В таком медийном хоре взгляду зрителя остается покорно перемещаться от зоны к зоне, прочитывая известную ему историю классика литературы. Здесь все смешалось — кинематограф, реклама, непретенциозная графика — все доступные в привычной жизни ловушки потребительских реалий. Складывается ощущение, что авторы умышленно не оставляют никакой недосказанности, не пытаются «кино-роман» интерпретировать, доводя свой рассказ до абсурдной иронии, и даже ключевые трагические моменты сюжета изображены с усмешкой (чего стоит авария, показанная на игрушечной управляемой машинке).
Реакция публики, не выражающая почти никаких эмоций в аплодисментах в конце «спектакля», стороннего наблюдателя если не удивляет, то по меньшей мере заставляет задуматься: почему зритель, которому вместо привычной драмы на сцене театра предоставляют (да еще и в простой форме) все развлекательные механизмы, без которых он не представляет комфортного существования, не испытывает почти никакого эмоционального переживания?
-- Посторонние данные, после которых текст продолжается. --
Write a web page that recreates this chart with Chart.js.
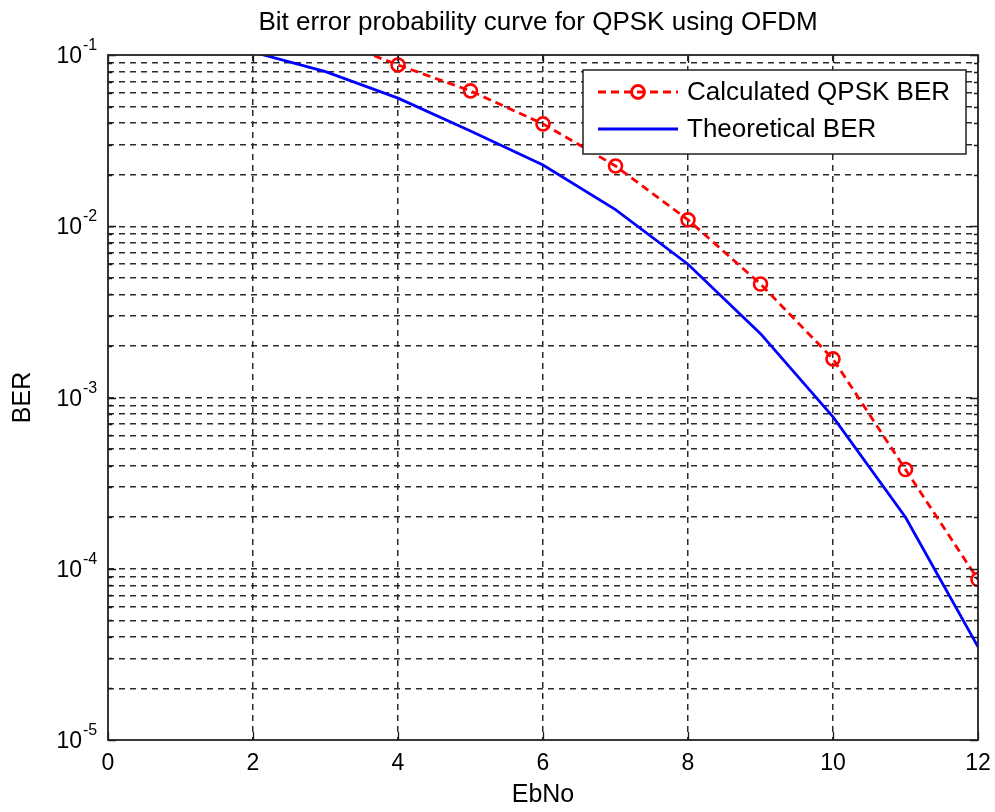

Можно пуститься в размышления относительно границ между «народно-увеселительной» (упрощенной) и «эстетически-автономной» (усложненной) сферами искусства (эти границы отдельные персонажи из числа мыслителей и деятелей культуры страстно любят проводить). Тогда окажется, что неискушенная публика, оказавшись на территории, предполагающей сложные эстетические механизмы, так или иначе ожидает сложность, и если таковой не предоставляют, вполне может чувствовать себя обманутой. Можно подумать о том, что постмодернистская ирония, пропущенная через саму иронию Набокова, не может работать — либо в силу своей утонченности, либо в силу медиальной перегруженности, за слоями которой она оказывается скрыта. Возможно, что подобное режиссерское решение вообще не стоит считать работой, претендующей на что-либо, кроме смешка в сторону окружающей примитивного обывателя действительности, чем и являлся «худший роман» писателя.
В любом случае, обращение к статье 1934 года может вызвать критическую меланхолию на почве того, что симптомы, вызванные техническим взрывом, так или иначе повторяются спустя без малого сотню лет. В этом плане, вне зависимости от интенций самих авторов, подобная постановка — это ирония самой истории искусств над пытающейся ее подорвать реальностью.